Shortcuts and Illusions
- Explain perceptual constancy: why a thing seems steady even as its raw signal shifts.
- Recognize Gestalt grouping, the mind's habit of bundling parts into wholes.
- See why illusions fool everyone, and why the same shortcuts usually serve us well.
Your brain is, above all, efficient. Faced with a firehose of raw signal and a world that will not wait, it leans on shortcuts, fast rules of thumb that turn messy input into a usable picture almost instantly. These shortcuts are not sloppiness. They are hard-won wisdom, built from a lifetime of experience about how the world tends to behave. Most of the time they are so reliable that we never notice we are using them at all.

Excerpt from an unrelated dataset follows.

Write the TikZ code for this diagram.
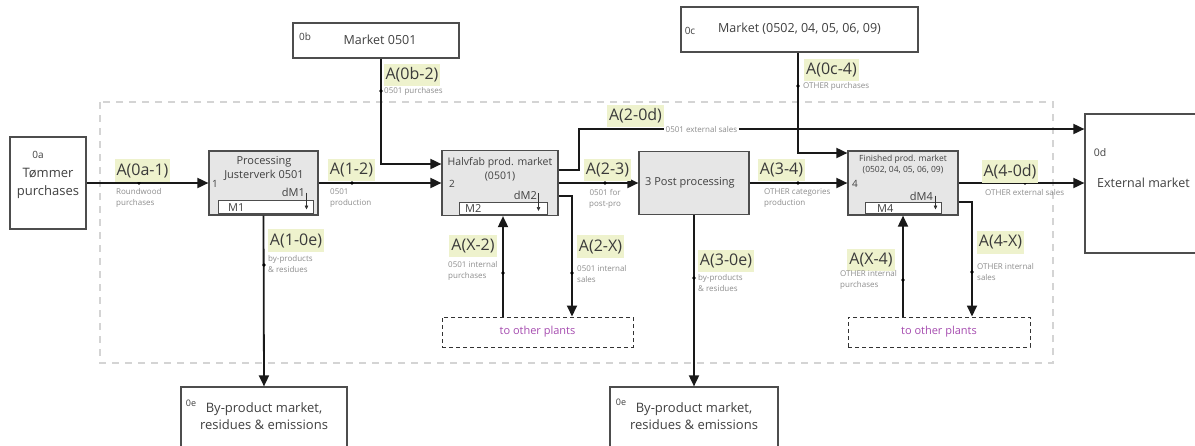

Consider perceptual constancy. A door swinging open throws a shifting, slanted shape onto your eye, yet you never think the door is warping; you see a steady rectangle turning in space. A friend walking away shrinks on your retina to a fraction of their size, but you do not perceive them dwindling into a doll. Your brain quietly holds their true size, shape, and color constant, correcting for distance and light and angle. Without this steadying hand, the world would seem to melt and swell with every step you took.
Grouping in action: the same dots read as three columns or three rows depending on spacing. The mind bundles by nearness.
Then there is the mind's love of wholes. Early psychologists in the Gestalt tradition noticed that we do not perceive a scene as a scatter of separate dots and lines; we instinctively bundle the pieces into groups and objects. Things placed near one another are read as belonging together. Things that match in color or shape feel like a set. A row of streetlights becomes a single sweeping curve; scattered stars become a familiar shape you have named. This grouping happens beneath thought, before you have decided anything. It is why a page of text looks like words and lines rather than a spray of ink, and why you can spot a face in a cloud or a wall socket.
These same helpful habits are exactly what illusions exploit. An illusion is not a trick your eyes play in weakness; it is a shortcut caught doing its job in an unusual setting. Present the brain with a scene that breaks its everyday assumptions, two identical lines wrapped in misleading context, a flat pattern staged to suggest depth, and it applies its trusty rules anyway, producing a confident perception that happens to be wrong. Tellingly, knowing the truth rarely dissolves the effect. You can measure the lines yourself and still see one as longer, because the shortcut runs below the reach of your reasoning.
A white shirt looks white to you both in bright noon sun and in a dim evening room, even though far less light reaches your eyes in the evening. Which shortcut is at work?
Where do you rely on a perceptual shortcut without thinking, judging distance, recognizing a face at a glance, reading half a sign and knowing the rest? Pick one and describe how it usually helps.